Judge Posner’s opinion also establishes a precedent regarding appellate practice, because entering a money judgment in a dischargeability suit is ordinarily considered discretionary. Judge Posner, though, did not say whether he was remanding for abuse of discretion or commission of a legal error.
Judge Posner may have believed, without saying so directly, that doubting the bankruptcy court’s constitutional power to enter a money judgment was legal error not requiring the appellate court to find an abuse of discretion. Or, perhaps Judge Posner believes that failing even to consider entry of a money judgment in itself was an abuse of discretion.
The appeal entailed a separate issue sub judice in the Supreme Court involving dischargeability for actual fraud under Section 523(a)(2)(A). In Husky v. Ritz, the high court will decide whether there must be a misrepresentation made to the creditor to justify a finding of nondischargeability for actual fraud.
Although the Fifth Circuit in Husky required the existence of a misrepresentation to the creditor, a 2000 decision by Judge Posner in McClellan v.
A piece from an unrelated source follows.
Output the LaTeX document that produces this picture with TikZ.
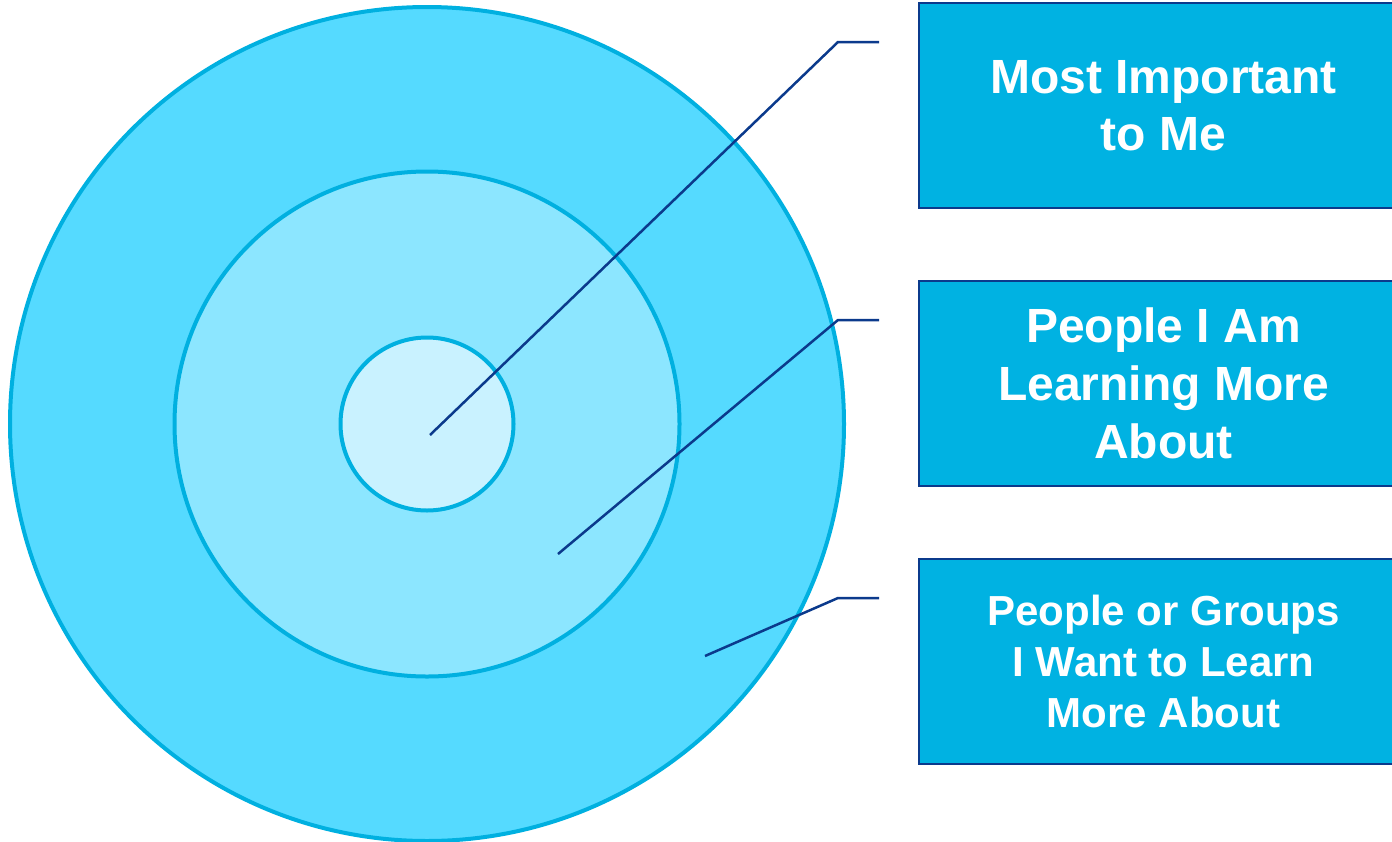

Cantrell did not.
In the Seventh Circuit case decided on April 5, the bankrupt arguably made a fraudulent transfer with actual intent to defraud. The creditor was unaware of the transfer, and the bankrupt had made no representation to the creditor about it.
The bankruptcy judge held that a pre-existing debt owing to the creditor was not rendered nondischargeable by the subsequent transfer with actual intent to defraud that made the debtor unable to repay the pre-existing debt.
Judge Posner also remanded the case to the bankruptcy court to await the outcome of Husky. If the Supreme Court reverses the Fifth Circuit and holds that a misrepresentation to the creditor is not required by Section 523(a)(2)(A), the high court will have vindicated Judge Posner’s McClellan decision, and additional debts will become nondischargeable in the case decided this week.